I have to admit that the first times I used the DVD and CD I didn't fall asleep immediately, but I did feel very relaxed and calm, breathing deeply and slowly until I fell asleep naturally within a decent amount of time. Oddly enough, I remember dreaming (something which doesn't happen often to me) while lying half-asleep before my alarm went off. I can't say I felt particularly rested or refreshed the next day; I suspect I slept more lightly than I do normally (hence the dreaming). Whether that's a good thing or not I have no idea, but my guess is that it'll take a few more times until I get used to the routine and its effects and thus until I fall asleep quickly and sleep deeply after this practice.
This does have a brief chanting section and some discussion of yogic traditions and beliefs, but none of that made me particularly uncomfortable.
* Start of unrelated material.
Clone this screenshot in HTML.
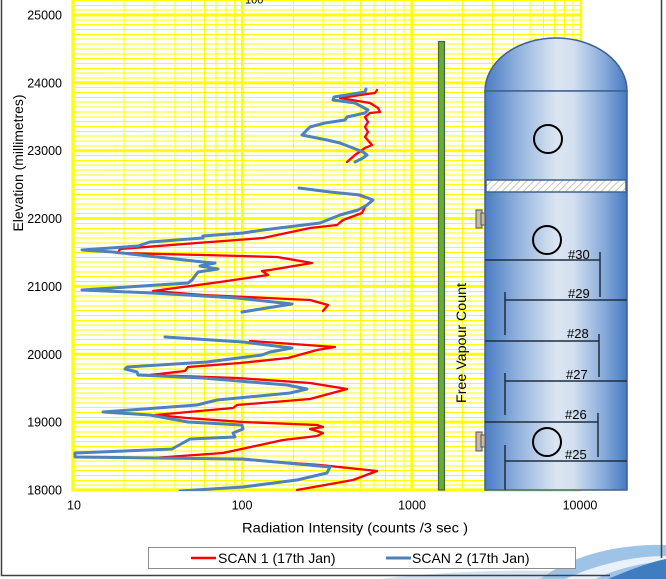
<!DOCTYPE html>
<html><head><meta charset="utf-8"><style>
html,body{margin:0;padding:0;background:#fff;}
svg{display:block;}
text{font-family:"Liberation Sans",Arial,sans-serif;fill:#000;}
</style></head><body>
<svg width="666" height="579" viewBox="0 0 666 579" xmlns="http://www.w3.org/2000/svg">
<defs>
<linearGradient id="vg" x1="485" y1="0" x2="627" y2="0" gradientUnits="userSpaceOnUse">
<stop offset="0" stop-color="#4a7cc4"/>
<stop offset="0.25" stop-color="#97b6df"/>
<stop offset="0.5" stop-color="#dbe5f2"/>
<stop offset="0.62" stop-color="#d4e0f0"/>
<stop offset="0.85" stop-color="#82a7d8"/>
<stop offset="1" stop-color="#4679c2"/>
</linearGradient>
<pattern id="hatch" width="5" height="5" patternUnits="userSpaceOnUse" patternTransform="rotate(45)">
<rect width="5" height="5" fill="#fff"/>
<line x1="0" y1="0" x2="0" y2="5" stroke="#b5b5b5" stroke-width="1.6"/>
</pattern>
<clipPath id="pc"><rect x="73" y="0" width="509" height="491"/></clipPath>
</defs>
<rect width="666" height="579" fill="#fff"/>

<!-- minor horizontal grid -->
<path fill="none" stroke="#ffff00" stroke-width="1" shape-rendering="crispEdges" d="
M73,485.15H581M73,480.31H581M73,475.46H581M73,470.61H581M73,465.77H581M73,460.92H581M73,456.07H581M73,451.22H581M73,446.38H581M73,441.53H581M73,436.68H581M73,431.84H581M73,426.99H581
M73,417.29H581M73,412.45H581M73,407.6H581M73,402.75H581M73,397.9H581M73,393.06H581M73,388.21H581M73,383.36H581M73,378.52H581M73,373.67H581M73,368.82H581M73,363.98H581M73,359.13H581
M73,349.43H581M73,344.59H581M73,339.74H581M73,334.89H581M73,330.04H581M73,325.2H581M73,320.35H581M73,315.5H581M73,310.66H581M73,305.81H581M73,300.96H581M73,296.12H581M73,291.27H581
M73,281.57H581M73,276.73H581M73,271.88H581M73,267.03H581M73,262.18H581M73,257.34H581M73,252.49H581M73,247.64H581M73,242.8H581M73,237.95H581M73,233.1H581M73,228.26H581M73,223.41H581
M73,213.71H581M73,208.87H581M73,204.02H581M73,199.17H581M73,194.32H581M73,189.48H581M73,184.63H581M73,179.78H581M73,174.94H581M73,170.09H581M73,165.24H581M73,160.4H581M73,155.55H581
M73,145.85H581M73,141.01H581M73,136.16H581M73,131.31H581M73,126.46H581M73,121.62H581M73,116.77H581M73,111.92H581M73,107.08H581M73,102.23H581M73,97.38H581M73,92.54H581M73,87.69H581
M73,77.99H581M73,73.15H581M73,68.3H581M73,63.45H581M73,58.6H581M73,53.76H581M73,48.91H581M73,44.06H581M73,39.22H581M73,34.37H581M73,29.52H581M73,24.68H581M73,19.83H581
M73,10.13H581M73,5.29H581M73,0.44H581"/>
<!-- minor vertical grid -->
<path fill="none" stroke="#ffff00" stroke-width="1" shape-rendering="crispEdges" d="
M123.97,0V490M153.78,0V490M174.93,0V490M191.33,0V490M204.74,0V490M216.07,0V490M225.89,0V490M234.55,0V490
M293.27,0V490M323.08,0V490M344.23,0V490M360.63,0V490M374.04,0V490M385.37,0V490M395.19,0V490M403.85,0V490
M462.57,0V490M492.38,0V490M513.53,0V490M529.93,0V490M543.34,0V490M554.67,0V490M564.49,0V490M573.15,0V490"/>
<!-- major grid -->
<path fill="none" stroke="#ffff00" stroke-width="3" d="M73,422.14H581M73,354.28H581M73,286.42H581M73,218.56H581M73,150.7H581M73,82.84H581M73,14.98H581"/>
<path fill="none" stroke="#ffff00" stroke-width="2.6" d="M242.3,0V490M411.6,0V490M580.9,0V490"/>
<path fill="none" stroke="#ffff00" stroke-width="3.2" d="M73,0V491.5M71.5,490H581"/>

<text x="245" y="3.5" font-size="11">100</text>

<!-- data -->
<g clip-path="url(#pc)" fill="none" stroke-linejoin="round" stroke-linecap="round">
<polyline stroke="#ff0000" stroke-width="2.3" points="377,90 375,93 367,94 340,98 370,103 378,108 380,112 370,113 365,117 368,122 365,127 368,132 365,137 372,145 365,148 355,155 347,162"/>
<polyline stroke="#ff0000" stroke-width="2.3" points="330,192 358,195 373,200 365,207 362,213 343,220 337,225 310,228 263,238 197,243 120,249 118,253 203,255 277,257 312,263 270,270 262,271 268,275 220,282 153,291 203,295 310,300 328,305 323,311"/>
<polyline stroke="#ff0000" stroke-width="2.3" points="250,341 335,347 317,350 288,358 240,363 188,367 185,371 150,375 237,378 310,383 347,389 310,399 237,405 233,408 155,415 187,418 243,422 317,425 323,427 310,429 323,433 317,436 283,440 223,453 153,458 237,459 320,465 377,471 353,480 297,490"/>
<polyline stroke="#4f81bd" stroke-width="3" points="366,89 365,92 334,97 333,100 355,103 368,110 365,113 347,117 345,120 325,123 310,127 307,130 302,135 327,140 340,143 353,148 363,152 367,155 363,158 355,162"/>
<polyline stroke="#4f81bd" stroke-width="3" points="299,188 330,192 360,195 373,200 367,205 358,210 340,215 320,223 263,230 243,233 203,236 203,238 150,242 138,246 82,250 113,252 203,262 215,263 200,266 218,269 198,272 192,280 188,283 82,290 153,293 237,298 292,304 242,312"/>
<polyline stroke="#4f81bd" stroke-width="3" points="165,337 243,342 292,348 270,352 262,355 207,362 127,367 125,369 137,372 138,375 203,378 287,385 307,389 290,393 217,400 197,405 103,412 150,415 188,422 242,425 243,429 233,433 235,437 190,439 172,449 75,453 75,457 153,458 243,459 330,467 327,473 297,480 243,487 180,491"/>
</g>

<!-- green bar -->
<rect x="438.5" y="41.5" width="6" height="448.5" fill="#62b030" stroke="#4a5f3c" stroke-width="1.2"/>
<text transform="translate(466,343) rotate(-90)" font-size="13.5" text-anchor="middle" textLength="120" lengthAdjust="spacingAndGlyphs">Free Vapour Count</text>

<!-- vessel -->
<path d="M485,91 A71,53 0 0 1 627,91 Z" fill="url(#vg)" stroke="#3f6190" stroke-width="1.5"/>
<rect x="485" y="91" width="142" height="399" fill="url(#vg)" stroke="#3f6190" stroke-width="1.5"/>
<rect x="486" y="180" width="140" height="12" fill="url(#hatch)" stroke="#3f6190" stroke-width="1.5"/>
<circle cx="548" cy="139" r="14" fill="none" stroke="#000" stroke-width="2"/>
<circle cx="547" cy="240" r="14" fill="none" stroke="#000" stroke-width="2"/>
<circle cx="547" cy="442" r="14" fill="none" stroke="#000" stroke-width="2"/>
<!-- nozzles -->
<rect x="476" y="210" width="6" height="18" fill="#c8bba8" stroke="#555" stroke-width="1"/>
<rect x="481" y="213" width="4" height="12" fill="#c8bba8" stroke="#555" stroke-width="1"/>
<rect x="476" y="432" width="6" height="19" fill="#c8bba8" stroke="#555" stroke-width="1"/>
<rect x="481" y="435" width="4" height="12" fill="#c8bba8" stroke="#555" stroke-width="1"/>
<!-- trays -->
<g stroke="#1e2e40" stroke-width="1.5" fill="none">
<path d="M485,260H600M600,252V297"/>
<path d="M505,300H627M505,292V335"/>
<path d="M485,341H599M599,334V377"/>
<path d="M505,381H627M505,373V415"/>
<path d="M485,422H598M598,413V457"/>
<path d="M505,461H627M505,445V490"/>
</g>
<g font-size="13">
<text x="568" y="259">#30</text>
<text x="568" y="298">#29</text>
<text x="567" y="338">#28</text>
<text x="566" y="379">#27</text>
<text x="565" y="419">#26</text>
<text x="565" y="459">#25</text>
</g>

<!-- axis labels -->
<g font-size="12.5" text-anchor="end" fill="#000">
<text x="62" y="19.5">25000</text>
<text x="62" y="87.3">24000</text>
<text x="62" y="155.2">23000</text>
<text x="62" y="223">22000</text>
<text x="62" y="290.9">21000</text>
<text x="62" y="358.8">20000</text>
<text x="62" y="426.6">19000</text>
<text x="62" y="494.5">18000</text>
</g>
<g font-size="12.5" text-anchor="middle">
<text x="74" y="509.5">10</text>
<text x="242" y="509.5">100</text>
<text x="412" y="509.5">1000</text>
<text x="580" y="509.5">10000</text>
</g>
<text x="242" y="532.5" font-size="14" textLength="226" lengthAdjust="spacingAndGlyphs">Radiation Intensity (counts /3 sec )</text>
<text transform="translate(23,163) rotate(-90)" font-size="14" text-anchor="middle" textLength="137" lengthAdjust="spacingAndGlyphs">Elevation (millimetres)</text>

<!-- swoosh -->
<path d="M380,579 C450,571 520,569 580,572 L580,579 Z" fill="#d3e3f3"/>
<path d="M540,579 C580,550 630,544 666,545 L666,579 Z" fill="#9ec3e6"/>
<path d="M565,579 C600,563 635,556 666,556 L666,561 C640,563 612,570 596,579 Z" fill="#e9f1fa"/>
<path d="M608,579 C630,570 650,562 666,559 L666,579 Z" fill="#3f7cc0"/>

<!-- legend -->
<rect x="148.5" y="547.5" width="427" height="21" fill="#fff" stroke="#8c8c8c" stroke-width="1"/>
<line x1="191" y1="558" x2="216" y2="558" stroke="#ff0000" stroke-width="2.5"/>
<text x="218" y="563" font-size="14">SCAN 1 (17th Jan)</text>
<line x1="386" y1="558" x2="411" y2="558" stroke="#4f81bd" stroke-width="3"/>
<text x="412" y="563" font-size="14">SCAN 2 (17th Jan)</text>

<!-- frame -->
<path d="M1.5,0V575.5H610M661.5,0V558" fill="none" stroke="#404040" stroke-width="1.5"/>
</svg>
</body></html>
Ann is comfortable in front of the camera and comes across as down to earth and approachable as well as compassionate and intelligent. She instructs well, and she writes even more information about the poses in the accompanying booklet. She has a pleasant, soothing voice which she uses as if in a quiet conversation with you. Her manner doesn?t seem forced or affected at all. I love the fact that she looks "normal" rather than like some fitness model. After all, Ann's a real yogini who hasn't been selected by some producer because of her looks but rather by people who appreciate her knowledge and desire to use her routine to help more people.